Task brief — Determine how many lines contain the string "matplotlib" and reply with that number alone.

Records provided —
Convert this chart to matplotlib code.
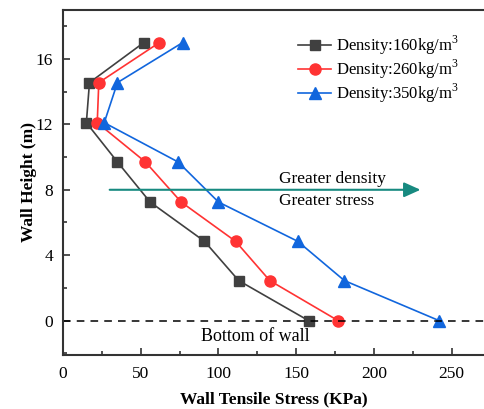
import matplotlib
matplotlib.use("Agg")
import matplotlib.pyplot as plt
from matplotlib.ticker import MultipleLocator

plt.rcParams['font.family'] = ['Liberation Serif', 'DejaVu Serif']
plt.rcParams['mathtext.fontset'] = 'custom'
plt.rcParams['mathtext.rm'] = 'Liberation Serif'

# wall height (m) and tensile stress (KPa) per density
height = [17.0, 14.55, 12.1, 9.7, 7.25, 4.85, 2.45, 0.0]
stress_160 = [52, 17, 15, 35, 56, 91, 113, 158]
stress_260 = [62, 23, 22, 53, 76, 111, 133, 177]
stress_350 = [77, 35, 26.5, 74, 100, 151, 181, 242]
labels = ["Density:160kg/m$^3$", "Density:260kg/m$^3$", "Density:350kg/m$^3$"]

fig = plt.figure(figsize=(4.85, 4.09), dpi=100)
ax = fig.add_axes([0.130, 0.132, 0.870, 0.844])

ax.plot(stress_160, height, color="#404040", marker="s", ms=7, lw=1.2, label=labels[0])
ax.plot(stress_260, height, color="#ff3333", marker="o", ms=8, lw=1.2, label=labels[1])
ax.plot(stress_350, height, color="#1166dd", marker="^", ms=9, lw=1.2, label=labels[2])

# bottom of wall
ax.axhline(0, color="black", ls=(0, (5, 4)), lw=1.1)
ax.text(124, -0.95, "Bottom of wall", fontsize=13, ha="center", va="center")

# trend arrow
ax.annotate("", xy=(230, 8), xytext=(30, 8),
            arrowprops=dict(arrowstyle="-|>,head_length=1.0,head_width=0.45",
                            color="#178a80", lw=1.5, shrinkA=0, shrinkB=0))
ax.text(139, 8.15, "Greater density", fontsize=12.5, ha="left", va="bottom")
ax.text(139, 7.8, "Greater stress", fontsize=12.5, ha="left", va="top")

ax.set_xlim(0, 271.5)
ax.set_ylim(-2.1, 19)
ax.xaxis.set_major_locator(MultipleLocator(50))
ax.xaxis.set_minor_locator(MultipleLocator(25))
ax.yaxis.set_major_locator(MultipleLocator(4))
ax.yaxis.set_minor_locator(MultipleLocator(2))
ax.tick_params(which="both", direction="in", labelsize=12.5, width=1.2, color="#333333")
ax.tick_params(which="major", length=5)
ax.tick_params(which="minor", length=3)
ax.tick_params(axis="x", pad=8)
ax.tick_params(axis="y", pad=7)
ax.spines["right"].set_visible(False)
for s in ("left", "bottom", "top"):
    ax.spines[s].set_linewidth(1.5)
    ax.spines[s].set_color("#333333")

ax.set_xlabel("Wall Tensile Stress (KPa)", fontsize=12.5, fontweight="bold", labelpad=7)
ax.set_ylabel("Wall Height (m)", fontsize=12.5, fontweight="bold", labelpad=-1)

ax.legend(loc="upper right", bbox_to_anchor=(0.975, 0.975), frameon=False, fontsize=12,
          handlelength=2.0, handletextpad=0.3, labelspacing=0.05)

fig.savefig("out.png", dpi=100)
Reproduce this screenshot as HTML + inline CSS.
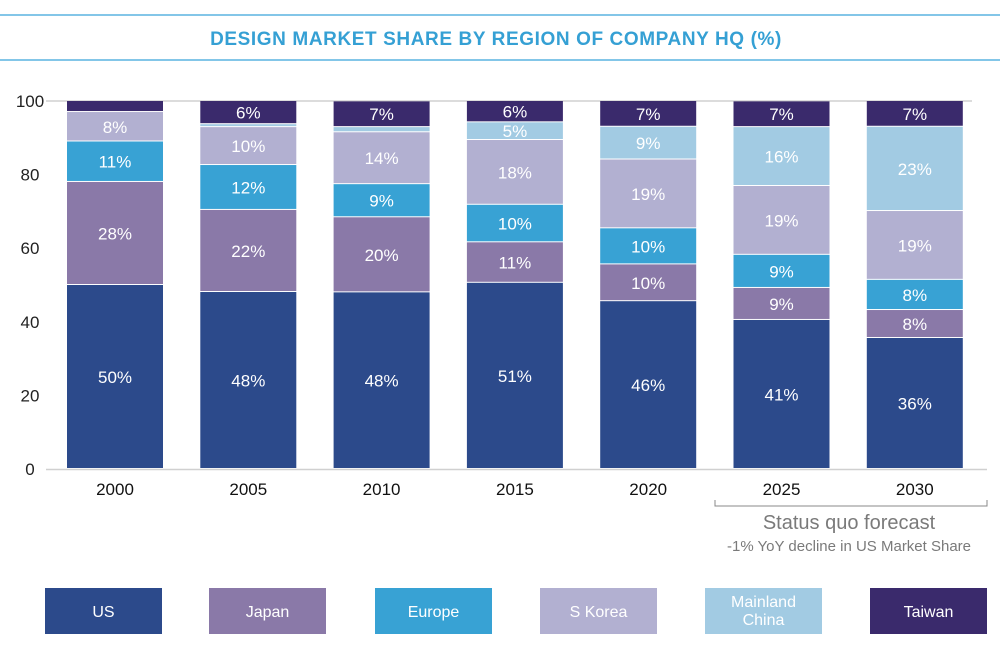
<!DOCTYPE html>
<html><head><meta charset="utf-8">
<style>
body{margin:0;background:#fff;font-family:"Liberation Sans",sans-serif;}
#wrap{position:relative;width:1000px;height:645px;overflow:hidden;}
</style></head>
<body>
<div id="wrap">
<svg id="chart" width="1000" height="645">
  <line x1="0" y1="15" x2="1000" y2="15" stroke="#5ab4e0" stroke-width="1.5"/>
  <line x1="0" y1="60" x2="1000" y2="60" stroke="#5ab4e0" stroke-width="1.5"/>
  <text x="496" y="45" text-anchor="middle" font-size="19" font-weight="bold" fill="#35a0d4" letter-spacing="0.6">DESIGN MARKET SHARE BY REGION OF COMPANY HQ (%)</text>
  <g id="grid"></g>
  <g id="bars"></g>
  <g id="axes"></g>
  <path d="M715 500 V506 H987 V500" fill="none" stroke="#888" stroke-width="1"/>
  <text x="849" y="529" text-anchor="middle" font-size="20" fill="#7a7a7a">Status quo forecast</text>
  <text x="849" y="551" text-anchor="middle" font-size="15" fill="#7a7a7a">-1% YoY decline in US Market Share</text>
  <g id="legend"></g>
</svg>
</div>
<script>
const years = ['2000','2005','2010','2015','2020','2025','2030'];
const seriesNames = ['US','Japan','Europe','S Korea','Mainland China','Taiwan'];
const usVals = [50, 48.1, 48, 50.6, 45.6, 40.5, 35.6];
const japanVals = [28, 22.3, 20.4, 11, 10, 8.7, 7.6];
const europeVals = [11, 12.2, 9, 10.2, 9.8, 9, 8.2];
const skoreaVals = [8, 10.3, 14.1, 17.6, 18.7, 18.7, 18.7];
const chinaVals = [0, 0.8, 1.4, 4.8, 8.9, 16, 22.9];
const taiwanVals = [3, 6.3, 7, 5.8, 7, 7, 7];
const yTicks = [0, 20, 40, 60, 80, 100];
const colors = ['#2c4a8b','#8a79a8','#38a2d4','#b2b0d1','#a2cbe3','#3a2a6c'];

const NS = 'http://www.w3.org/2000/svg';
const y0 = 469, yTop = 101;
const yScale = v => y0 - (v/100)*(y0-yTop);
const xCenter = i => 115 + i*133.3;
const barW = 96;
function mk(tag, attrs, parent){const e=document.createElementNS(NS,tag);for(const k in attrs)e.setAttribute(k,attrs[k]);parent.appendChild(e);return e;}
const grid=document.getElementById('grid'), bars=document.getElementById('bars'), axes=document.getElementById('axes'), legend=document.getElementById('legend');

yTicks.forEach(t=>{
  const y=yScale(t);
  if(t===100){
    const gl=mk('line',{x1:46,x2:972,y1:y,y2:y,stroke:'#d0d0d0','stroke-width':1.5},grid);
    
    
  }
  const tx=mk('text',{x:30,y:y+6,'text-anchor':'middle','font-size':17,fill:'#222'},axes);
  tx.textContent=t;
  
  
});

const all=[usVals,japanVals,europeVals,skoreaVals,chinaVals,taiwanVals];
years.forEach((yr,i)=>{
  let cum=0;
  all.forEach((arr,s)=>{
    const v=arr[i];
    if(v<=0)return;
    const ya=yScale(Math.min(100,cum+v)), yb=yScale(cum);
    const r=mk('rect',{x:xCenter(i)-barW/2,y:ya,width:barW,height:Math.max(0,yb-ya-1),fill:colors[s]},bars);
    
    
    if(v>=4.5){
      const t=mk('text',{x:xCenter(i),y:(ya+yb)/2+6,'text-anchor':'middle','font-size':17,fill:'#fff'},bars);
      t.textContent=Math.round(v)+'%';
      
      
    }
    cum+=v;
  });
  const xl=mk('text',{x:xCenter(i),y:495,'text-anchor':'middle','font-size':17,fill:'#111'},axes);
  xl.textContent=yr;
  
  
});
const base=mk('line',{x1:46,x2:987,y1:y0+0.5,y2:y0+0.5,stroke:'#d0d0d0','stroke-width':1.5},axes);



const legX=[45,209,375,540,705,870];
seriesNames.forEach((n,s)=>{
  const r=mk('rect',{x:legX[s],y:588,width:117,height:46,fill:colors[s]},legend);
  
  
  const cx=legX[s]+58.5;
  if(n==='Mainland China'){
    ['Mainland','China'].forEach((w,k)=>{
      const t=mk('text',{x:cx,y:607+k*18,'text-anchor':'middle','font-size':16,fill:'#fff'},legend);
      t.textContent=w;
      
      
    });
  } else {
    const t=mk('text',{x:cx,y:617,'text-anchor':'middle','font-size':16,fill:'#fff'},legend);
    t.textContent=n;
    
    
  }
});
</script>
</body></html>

Answer to the problem — 5